Saturday, August 17, 2013

The Cologne to End All Colognes

Today I will be discussing the unbeatable (at least by modern standards) Acqua di Colonia by the renowned perfume house of Lorenzo Villoresi. While not a “classic” in the sense of age as it was released around 1996, it does it better than any classical citrus eau de cologne available on the market today. If we were travel back to the 18th Century with a bottle, I have no doubt it would be instantly recognizable to the ruling classes for its brilliance, simplicity, and superb ingredients. Remember, a good cologne lives and dies by the quality of its citrus oils.

I am aware that traditional eaus do not excite the modern palette, but once must make a concerted effort to at least experience and enjoy Acqua di Colonia for what it is—a light, refreshing citrus cologne with herbal and light musky aspects with the hauntingly and too often poorly portrayed neroli flower. Surprisingly, Villoresi uses a bit of vegetal ambrette seed musk to add depth and extend the fragrance a couple of hours since the original deer musk is no longer available.

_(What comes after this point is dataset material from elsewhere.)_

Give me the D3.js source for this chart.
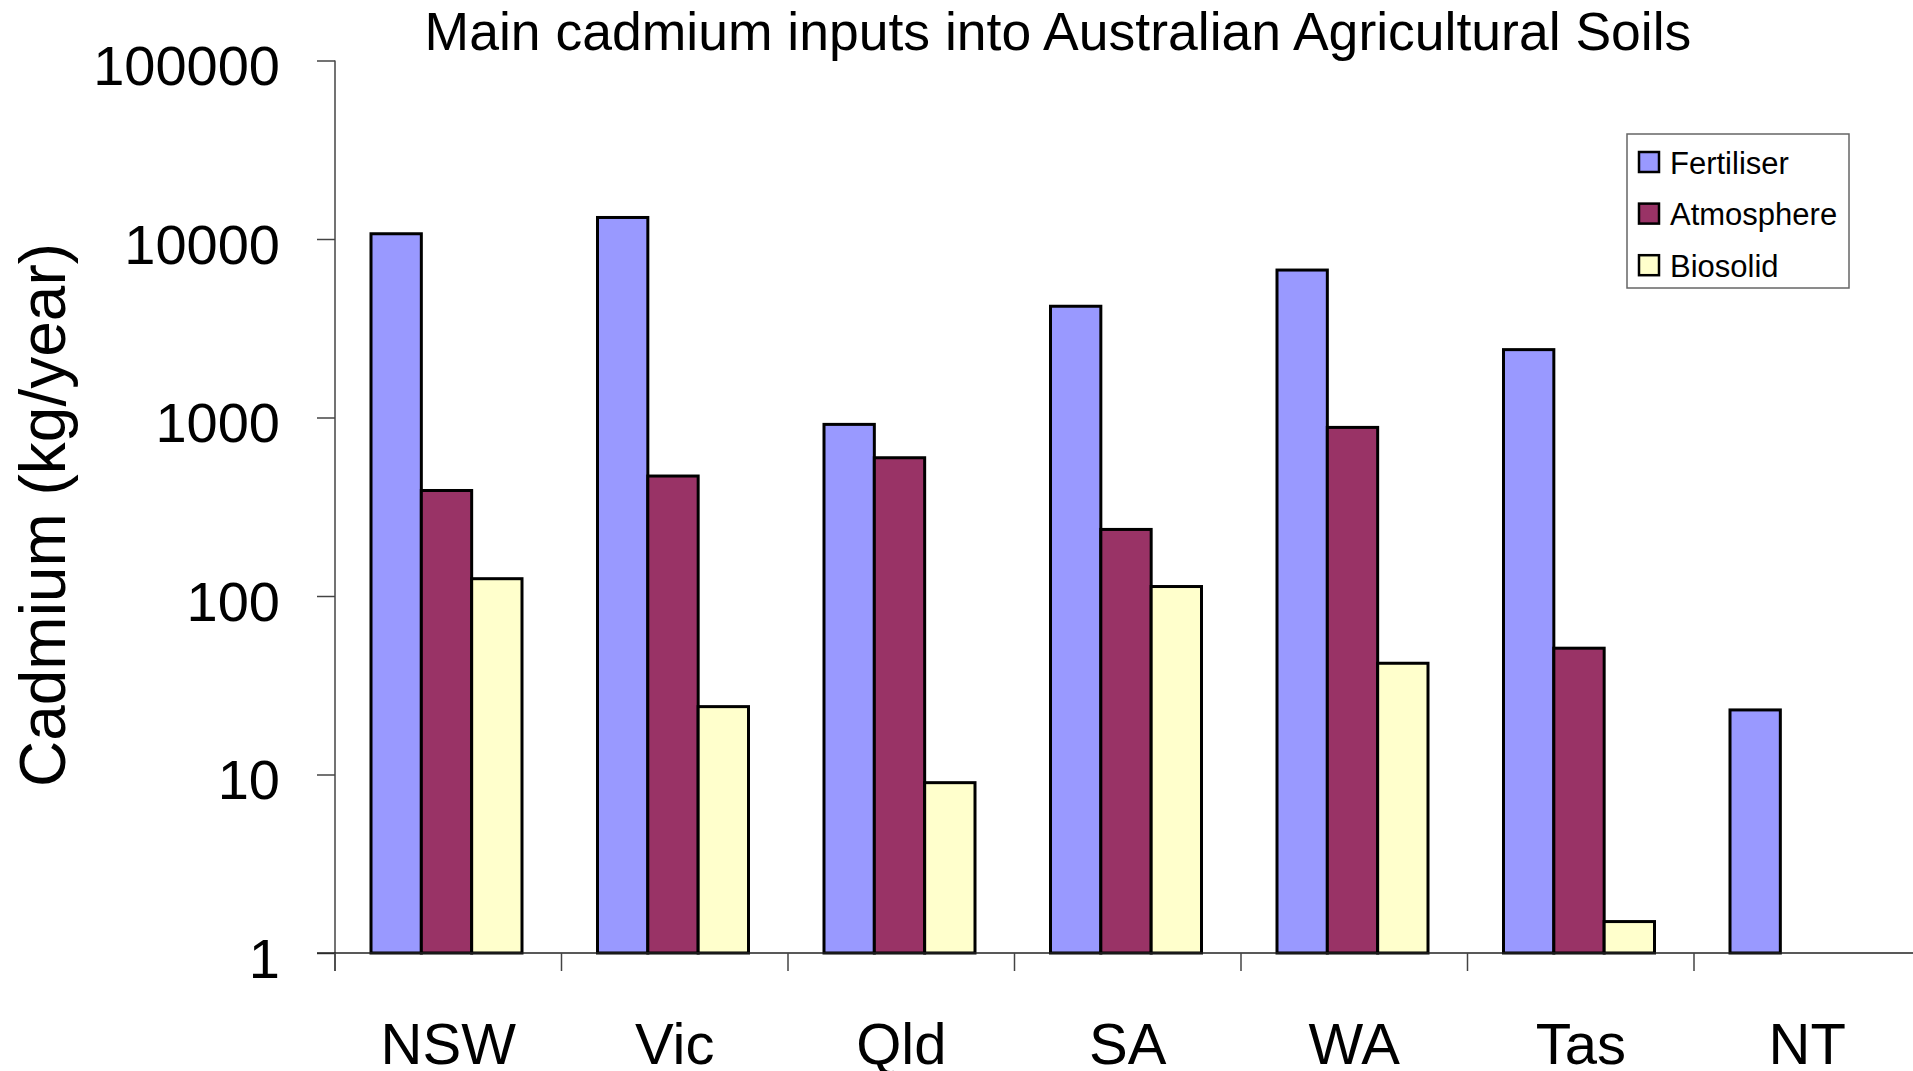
<!DOCTYPE html>
<html>
<head>
<meta charset="utf-8">
<script src="https://cdn.jsdelivr.net/npm/d3@7"></script>
<style>
  body { margin: 0; background: #fff; }
  svg { display: block; font-family: Arial, "Liberation Sans", sans-serif; }
</style>
</head>
<body>
<script>
// data (kg/year, log scale)
var states = ["NSW", "Vic", "Qld", "SA", "WA", "Tas", "NT"];
var series = ["Fertiliser", "Atmosphere", "Biosolid"];
var fertiliser = [10700, 13200, 915, 4200, 6700, 2400, 23];
var atmosphere = [390, 470, 595, 236, 880, 51, null];
var biosolid = [125, 24, 9, 113, 42, 1.5, null];
var yTicks = [1, 10, 100, 1000, 10000, 100000];

var colors = {Fertiliser: "#9999FF", Atmosphere: "#993366", Biosolid: "#FFFFCC"};

var width = 1913, height = 1071;
// plot edges (note: "top" is reserved on window, so use other names)
var plotLeft = 335, plotBottom = 953, plotTop = 60.5;
var step = 226.5;

var svg = d3.select("body").append("svg")
    .attr("width", width)
    .attr("height", height);

// scales
var x0 = d3.scaleBand()
    .domain(states)
    .range([plotLeft, plotLeft + step * states.length])
    .padding(0);

var x1 = d3.scaleBand()
    .domain(series)
    .range([36, 187]);

var y = d3.scaleLog()
    .domain([1, 100000])
    .range([plotBottom, plotTop]);

// rows for the bars
var rows = states.map(function(s, i) {
  return {state: s, values: [
    {key: "Fertiliser", value: fertiliser[i]},
    {key: "Atmosphere", value: atmosphere[i]},
    {key: "Biosolid", value: biosolid[i]}
  ]};
});

// bars
var groups = svg.append("g").selectAll("g")
    .data(rows)
    .join("g")
    .attr("transform", function(d) { return "translate(" + x0(d.state) + ",0)"; });

groups.selectAll("rect")
    .data(function(d) { return d.values.filter(function(v) { return v.value != null; }); })
    .join("rect")
    .attr("x", function(d) { return x1(d.key); })
    .attr("width", x1.bandwidth())
    .attr("y", function(d) { return y(d.value); })
    .attr("height", function(d) { return plotBottom - y(d.value); })
    .attr("fill", function(d) { return colors[d.key]; })
    .attr("stroke", "#000")
    .attr("stroke-width", 3);

// y axis
var yAxis = svg.append("g")
    .attr("transform", "translate(" + plotLeft + ",0)")
    .call(d3.axisLeft(y)
      .tickValues(yTicks)
      .tickFormat(d3.format("d"))
      .tickSize(18)
      .tickPadding(37));

yAxis.select(".domain").remove();
yAxis.selectAll(".tick line").attr("stroke", "#444").attr("stroke-width", 1.5);
yAxis.selectAll(".tick text")
    .attr("font-size", "56px")
    .attr("font-family", "Arial, 'Liberation Sans', sans-serif")
    .attr("fill", "#000")
    .attr("dy", "0.43em");

// vertical axis line (runs down to the category tick length)
svg.append("line")
    .attr("x1", plotLeft).attr("x2", plotLeft)
    .attr("y1", plotTop).attr("y2", plotBottom + 18)
    .attr("stroke", "#444")
    .attr("stroke-width", 1.5);

// x axis: labels centred in bands, ticks on band edges
var xAxis = svg.append("g")
    .attr("transform", "translate(0," + plotBottom + ")")
    .call(d3.axisBottom(x0).tickSize(0).tickPadding(70));

xAxis.select(".domain").remove();
xAxis.selectAll(".tick text")
    .attr("font-size", "58px")
    .attr("font-family", "Arial, 'Liberation Sans', sans-serif")
    .attr("fill", "#000");

svg.append("line")
    .attr("x1", plotLeft - 18).attr("x2", x0.range()[1])
    .attr("y1", plotBottom).attr("y2", plotBottom)
    .attr("stroke", "#222")
    .attr("stroke-width", 1.5);

svg.append("g").selectAll("line")
    .data(states)
    .join("line")
    .attr("x1", function(d) { return x0(d); })
    .attr("x2", function(d) { return x0(d); })
    .attr("y1", plotBottom)
    .attr("y2", plotBottom + 18)
    .attr("stroke", "#444")
    .attr("stroke-width", 1.5);

// title
svg.append("text")
    .attr("x", 1058)
    .attr("y", 50)
    .attr("text-anchor", "middle")
    .attr("font-size", "53.5px")
    .text("Main cadmium inputs into Australian Agricultural Soils");

// y axis title
svg.append("text")
    .attr("transform", "translate(65,515) rotate(-90)")
    .attr("text-anchor", "middle")
    .attr("font-size", "64px")
    .text("Cadmium (kg/year)");

// legend
var legend = svg.append("g").attr("transform", "translate(1627,134)");

legend.append("rect")
    .attr("width", 222)
    .attr("height", 154)
    .attr("fill", "#fff")
    .attr("stroke", "#666")
    .attr("stroke-width", 1.5);

var items = legend.selectAll("g")
    .data(series)
    .join("g")
    .attr("transform", function(d, i) { return "translate(12," + (18 + i * 51.6) + ")"; });

items.append("rect")
    .attr("width", 20)
    .attr("height", 20)
    .attr("fill", function(d) { return colors[d]; })
    .attr("stroke", "#000")
    .attr("stroke-width", 2.5);

items.append("text")
    .attr("x", 31)
    .attr("y", 21.5)
    .attr("font-size", "31px")
    .text(function(d) { return d; });
</script>
</body>
</html>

The only cologne I have ever found to be comparable is vintage Farina Gegenuber (about which I will post in the future and naturally own a couple of flacons), which unfortunately, has not be produced since the 1960s, which undoubtedly fell out of style in the age of Eau Sauvage and Paco Rabanne.

Acqua di Colonia is certainly worth at least a sampling and I think you will be pleasantly surprised. I would buy now since this is a title that is not likely to endure and will likely face a monstrous price increase given the higher than gold prices of many of the ingredients used.